→ EXERCISE TASK
Images do not belong in the copy. Retype all the entries below exactly.

****************************************

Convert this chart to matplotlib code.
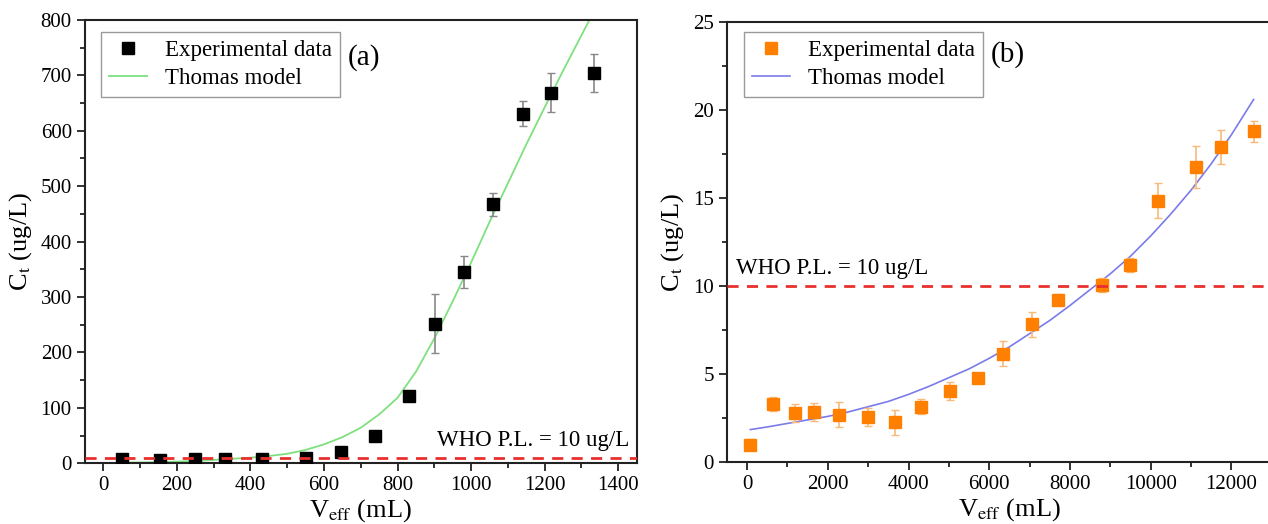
import matplotlib
matplotlib.use("Agg")
import matplotlib.pyplot as plt
from matplotlib.ticker import MultipleLocator

plt.rcParams["font.family"] = ["Liberation Serif", "DejaVu Serif"]
plt.rcParams["mathtext.fontset"] = "stix"

# panel (a): experimental data
v_a = [50, 155, 250, 330, 432, 550, 645, 738, 832, 903, 982, 1060, 1140, 1218, 1335]
c_a = [7, 6, 7, 7, 7, 10, 20, 50, 122, 252, 345, 467, 631, 669, 704]
err_a = [3, 3, 3, 3, 3, 3, 4, 5, 6, 54, 29, 21, 22, 35, 34]
# panel (a): Thomas model curve
model_v_a = [60, 100, 150, 200, 250, 300, 350, 400, 450, 500, 550, 600, 650, 700,
             750, 800, 850, 900, 950, 1000, 1050, 1100, 1150, 1200, 1250, 1300, 1322]
model_c_a = [1, 1.3, 2, 3, 4, 6, 8, 10, 13, 17, 24, 34, 47, 64,
             88, 118, 165, 225, 292, 362, 435, 505, 575, 642, 708, 772, 800]

# panel (b): experimental data
v_b = [80, 640, 1190, 1667, 2287, 2998, 3659, 4319, 5030, 5732, 6352, 7063,
       7703, 8791, 9482, 10193, 11128, 11748, 12551]
c_b = [1.0, 3.3, 2.8, 2.85, 2.7, 2.55, 2.26, 3.16, 4.05, 4.8, 6.16, 7.82,
       9.23, 10.06, 11.2, 14.85, 16.77, 17.9, 18.8]
err_b = [0.3, 0.4, 0.5, 0.5, 0.7, 0.5, 0.7, 0.4, 0.5, 0.2, 0.7, 0.7,
         0.3, 0.4, 0.4, 1.0, 1.2, 0.95, 0.6]
# panel (b): Thomas model curve
model_v_b = [80, 500, 1000, 1500, 2000, 2500, 3000, 3500, 4000, 4500, 5000, 5500,
             6000, 6500, 7000, 7500, 8000, 8500, 9000, 9500, 10000, 10500, 11000,
             11500, 12000, 12550]
model_c_b = [1.85, 2.0, 2.2, 2.4, 2.6, 2.85, 3.15, 3.45, 3.85, 4.3, 4.8, 5.3,
             5.9, 6.55, 7.3, 8.05, 8.9, 9.8, 10.7, 11.7, 12.85, 14.1, 15.45,
             16.95, 18.6, 20.6]

who_limit = 10

fig = plt.figure(figsize=(12.68, 5.24), dpi=100)
ax_a = fig.add_axes([0.067, 0.116, 0.435, 0.846])
ax_b = fig.add_axes([0.5733, 0.118, 0.4456, 0.840])


def style_axes(ax):
    for s in ax.spines.values():
        s.set_linewidth(1.5)
        s.set_color("#222222")
    ax.tick_params(which="both", direction="out", top=False, right=False,
                   labelsize=15, width=1.3, color="#222222")
    ax.tick_params(which="major", length=6)
    ax.tick_params(which="minor", length=3.5)


def add_legend(ax, x0, y0):
    ax.legend(loc="upper left", bbox_to_anchor=(x0, y0), fontsize=16.5,
              fancybox=False, edgecolor="#999999", framealpha=1, borderpad=0.35,
              handlelength=1.65, handletextpad=0.8, labelspacing=0.3,
              borderaxespad=0)


# ---- (a)
ax_a.errorbar(v_a, c_a, yerr=err_a, fmt="none", ecolor="#888888",
              elinewidth=1.2, capsize=3, capthick=1.0, zorder=3)
ax_a.plot(v_a, c_a, "s", color="black", ms=8.5, label="Experimental data", zorder=4)
ax_a.plot(model_v_a, model_c_a, color="#7fe07f", lw=1.3, label="Thomas model", zorder=2)
ax_a.axhline(who_limit, color="#e8302e", lw=2, ls=(0, (4, 3)), zorder=5)
ax_a.set_xlim(-50, 1450)
ax_a.set_ylim(0, 800)
ax_a.xaxis.set_major_locator(MultipleLocator(200))
ax_a.xaxis.set_minor_locator(MultipleLocator(100))
ax_a.yaxis.set_major_locator(MultipleLocator(100))
ax_a.yaxis.set_minor_locator(MultipleLocator(50))
style_axes(ax_a)
ax_a.set_xlabel("V$_\\mathrm{eff}$ (mL)", fontsize=19, labelpad=1)
ax_a.set_ylabel("C$_\\mathrm{t}$ (ug/L)", fontsize=19, labelpad=5)
ax_a.text(1430, 22, "WHO P.L. = 10 ug/L", fontsize=16.5, ha="right", va="bottom")
ax_a.text(0.505, 0.915, "(a)", transform=ax_a.transAxes, fontsize=21,
          ha="center", va="center")
add_legend(ax_a, 0.029, 0.973)

# ---- (b)
ax_b.errorbar(v_b, c_b, yerr=err_b, fmt="none", ecolor="#f9b97a",
              elinewidth=1.2, capsize=3, capthick=1.0, zorder=3)
ax_b.plot(v_b, c_b, "s", color="#ff8000", ms=8.5, label="Experimental data", zorder=4)
ax_b.plot(model_v_b, model_c_b, color="#7b7bea", lw=1.2, label="Thomas model", zorder=2)
ax_b.axhline(who_limit, color="#e8302e", lw=2, ls=(0, (4, 3)), zorder=5)
ax_b.set_xlim(-500, 13500)
ax_b.set_ylim(0, 25)
ax_b.xaxis.set_major_locator(MultipleLocator(2000))
ax_b.xaxis.set_minor_locator(MultipleLocator(1000))
ax_b.yaxis.set_major_locator(MultipleLocator(5))
ax_b.yaxis.set_minor_locator(MultipleLocator(2.5))
style_axes(ax_b)
ax_b.set_xlabel("V$_\\mathrm{eff}$ (mL)", fontsize=19, labelpad=1)
ax_b.set_ylabel("C$_\\mathrm{t}$ (ug/L)", fontsize=19, labelpad=5)
ax_b.text(-280, 10.4, "WHO P.L. = 10 ug/L", fontsize=16.5, ha="left", va="bottom")
ax_b.text(0.497, 0.925, "(b)", transform=ax_b.transAxes, fontsize=21,
          ha="center", va="center")
add_legend(ax_b, 0.03, 0.977)

fig.savefig("out.png", dpi=100)
plt.close(fig)
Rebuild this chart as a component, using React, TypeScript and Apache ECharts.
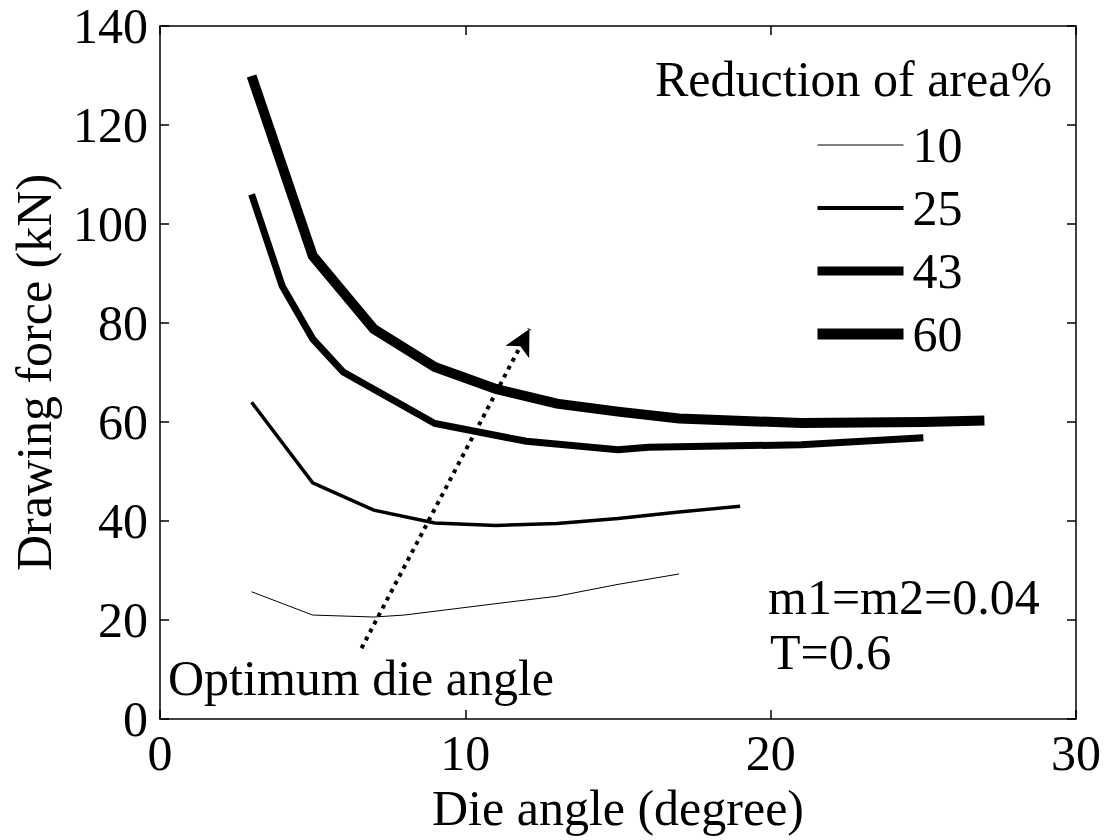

****************************************

→ COMPLETED EXERCISE
Convert this chart to matplotlib code.
import matplotlib
matplotlib.use("Agg")
import matplotlib.pyplot as plt
from matplotlib.ticker import MultipleLocator

plt.rcParams["font.family"] = ["Liberation Serif", "DejaVu Serif"]
plt.rcParams["mathtext.fontset"] = "stix"

# panel (a): experimental data
v_a = [50, 155, 250, 330, 432, 550, 645, 738, 832, 903, 982, 1060, 1140, 1218, 1335]
c_a = [7, 6, 7, 7, 7, 10, 20, 50, 122, 252, 345, 467, 631, 669, 704]
err_a = [3, 3, 3, 3, 3, 3, 4, 5, 6, 54, 29, 21, 22, 35, 34]
# panel (a): Thomas model curve
model_v_a = [60, 100, 150, 200, 250, 300, 350, 400, 450, 500, 550, 600, 650, 700,
             750, 800, 850, 900, 950, 1000, 1050, 1100, 1150, 1200, 1250, 1300, 1322]
model_c_a = [1, 1.3, 2, 3, 4, 6, 8, 10, 13, 17, 24, 34, 47, 64,
             88, 118, 165, 225, 292, 362, 435, 505, 575, 642, 708, 772, 800]

# panel (b): experimental data
v_b = [80, 640, 1190, 1667, 2287, 2998, 3659, 4319, 5030, 5732, 6352, 7063,
       7703, 8791, 9482, 10193, 11128, 11748, 12551]
c_b = [1.0, 3.3, 2.8, 2.85, 2.7, 2.55, 2.26, 3.16, 4.05, 4.8, 6.16, 7.82,
       9.23, 10.06, 11.2, 14.85, 16.77, 17.9, 18.8]
err_b = [0.3, 0.4, 0.5, 0.5, 0.7, 0.5, 0.7, 0.4, 0.5, 0.2, 0.7, 0.7,
         0.3, 0.4, 0.4, 1.0, 1.2, 0.95, 0.6]
# panel (b): Thomas model curve
model_v_b = [80, 500, 1000, 1500, 2000, 2500, 3000, 3500, 4000, 4500, 5000, 5500,
             6000, 6500, 7000, 7500, 8000, 8500, 9000, 9500, 10000, 10500, 11000,
             11500, 12000, 12550]
model_c_b = [1.85, 2.0, 2.2, 2.4, 2.6, 2.85, 3.15, 3.45, 3.85, 4.3, 4.8, 5.3,
             5.9, 6.55, 7.3, 8.05, 8.9, 9.8, 10.7, 11.7, 12.85, 14.1, 15.45,
             16.95, 18.6, 20.6]

who_limit = 10

fig = plt.figure(figsize=(12.68, 5.24), dpi=100)
ax_a = fig.add_axes([0.067, 0.116, 0.435, 0.846])
ax_b = fig.add_axes([0.5733, 0.118, 0.4456, 0.840])


def style_axes(ax):
    for s in ax.spines.values():
        s.set_linewidth(1.5)
        s.set_color("#222222")
    ax.tick_params(which="both", direction="out", top=False, right=False,
                   labelsize=15, width=1.3, color="#222222")
    ax.tick_params(which="major", length=6)
    ax.tick_params(which="minor", length=3.5)


def add_legend(ax, x0, y0):
    ax.legend(loc="upper left", bbox_to_anchor=(x0, y0), fontsize=16.5,
              fancybox=False, edgecolor="#999999", framealpha=1, borderpad=0.35,
              handlelength=1.65, handletextpad=0.8, labelspacing=0.3,
              borderaxespad=0)


# ---- (a)
ax_a.errorbar(v_a, c_a, yerr=err_a, fmt="none", ecolor="#888888",
              elinewidth=1.2, capsize=3, capthick=1.0, zorder=3)
ax_a.plot(v_a, c_a, "s", color="black", ms=8.5, label="Experimental data", zorder=4)
ax_a.plot(model_v_a, model_c_a, color="#7fe07f", lw=1.3, label="Thomas model", zorder=2)
ax_a.axhline(who_limit, color="#e8302e", lw=2, ls=(0, (4, 3)), zorder=5)
ax_a.set_xlim(-50, 1450)
ax_a.set_ylim(0, 800)
ax_a.xaxis.set_major_locator(MultipleLocator(200))
ax_a.xaxis.set_minor_locator(MultipleLocator(100))
ax_a.yaxis.set_major_locator(MultipleLocator(100))
ax_a.yaxis.set_minor_locator(MultipleLocator(50))
style_axes(ax_a)
ax_a.set_xlabel("V$_\\mathrm{eff}$ (mL)", fontsize=19, labelpad=1)
ax_a.set_ylabel("C$_\\mathrm{t}$ (ug/L)", fontsize=19, labelpad=5)
ax_a.text(1430, 22, "WHO P.L. = 10 ug/L", fontsize=16.5, ha="right", va="bottom")
ax_a.text(0.505, 0.915, "(a)", transform=ax_a.transAxes, fontsize=21,
          ha="center", va="center")
add_legend(ax_a, 0.029, 0.973)

# ---- (b)
ax_b.errorbar(v_b, c_b, yerr=err_b, fmt="none", ecolor="#f9b97a",
              elinewidth=1.2, capsize=3, capthick=1.0, zorder=3)
ax_b.plot(v_b, c_b, "s", color="#ff8000", ms=8.5, label="Experimental data", zorder=4)
ax_b.plot(model_v_b, model_c_b, color="#7b7bea", lw=1.2, label="Thomas model", zorder=2)
ax_b.axhline(who_limit, color="#e8302e", lw=2, ls=(0, (4, 3)), zorder=5)
ax_b.set_xlim(-500, 13500)
ax_b.set_ylim(0, 25)
ax_b.xaxis.set_major_locator(MultipleLocator(2000))
ax_b.xaxis.set_minor_locator(MultipleLocator(1000))
ax_b.yaxis.set_major_locator(MultipleLocator(5))
ax_b.yaxis.set_minor_locator(MultipleLocator(2.5))
style_axes(ax_b)
ax_b.set_xlabel("V$_\\mathrm{eff}$ (mL)", fontsize=19, labelpad=1)
ax_b.set_ylabel("C$_\\mathrm{t}$ (ug/L)", fontsize=19, labelpad=5)
ax_b.text(-280, 10.4, "WHO P.L. = 10 ug/L", fontsize=16.5, ha="left", va="bottom")
ax_b.text(0.497, 0.925, "(b)", transform=ax_b.transAxes, fontsize=21,
          ha="center", va="center")
add_legend(ax_b, 0.03, 0.977)

fig.savefig("out.png", dpi=100)
plt.close(fig)
Rebuild this chart as a component, using React, TypeScript and Apache ECharts.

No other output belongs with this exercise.